Apr 9, 2007
If I bought a new car and the inside of the passenger door started to smolder while I was simply driving it around, I think I'd get pretty upset. So, you can imagine what NASCAR Nextel Cup teams must be thinking right now, since some of their much-hailed Cars of Tomorrow are not just smokin' hot -- they're actually catching fire.
Kevin Harvick is the driver who has had the most recent bout of difficulties with his new racecar. During the race at Martinsville, the protective foam, supplied by Dow Automotive, caught fire and burned a hole on the inside of the car. Several drivers experienced similar, if not quite so profound, maladies during the first use of the Car of Tomorrow at Bristol.
NASCAR says it still has confidence in the Impaxx brand foam that is installed in the newly developed racecars as a safety measure. One wonders if its next safety measure will be the installation of gasoline showers over the drivers' heads to keep them cool during the mid-summer races.
For the smokin' foam the fix seems simple enough. The material is said to ignite at around 570 degrees, so one might guess that efforts to keep the interior of the racecar below 570 degrees are worthwhile first approaches to fixing the problem. NASCAR officials have suggested that its teams undertake proper installations of the safety foam to allow more air to circulate and thus keep it from bursting into flame. That, too, seems like a pretty good idea.
Since fumes from the melting form were said to have caused some of the NASCAR drivers to suffer headaches, there were some questions about the relative toxicity of the fumes. The good news on that front is that when burned, the fumes emitted are said to contain only trace amounts of toxicity. Hmmm.

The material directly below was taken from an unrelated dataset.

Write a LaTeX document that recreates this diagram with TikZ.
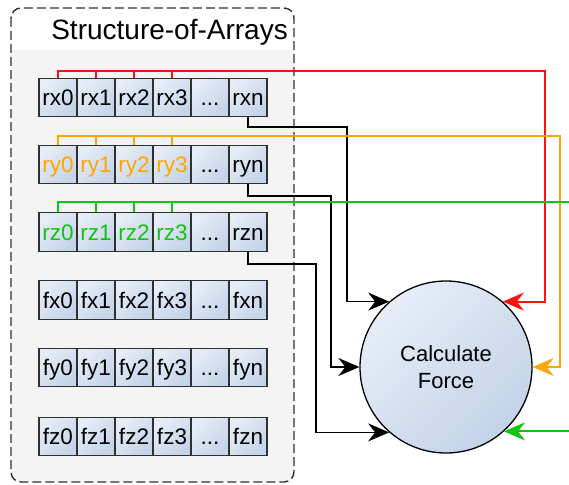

Not sure I want to fool with trace amounts of toxicity, but a Dow Automotive spokesperson tried to quell the fears by likening the fumes from the melting foam to something akin to a fire in your fireplace.
I don't know about you, but I don't think a fire in a fireplace in my car is a prospect that I'd feel very comfortable with. Something about the carbon monoxide concentrated in a confined space that I might find...well, deadly. But you have to hand it to the NASCAR Car of Tomorrow developers. They went the extra mile for their drivers by installing a soothing fireplace in the new vehicle. Now all they need is to pipe in soft music and offer glasses of wine and the drivers can really travel in style.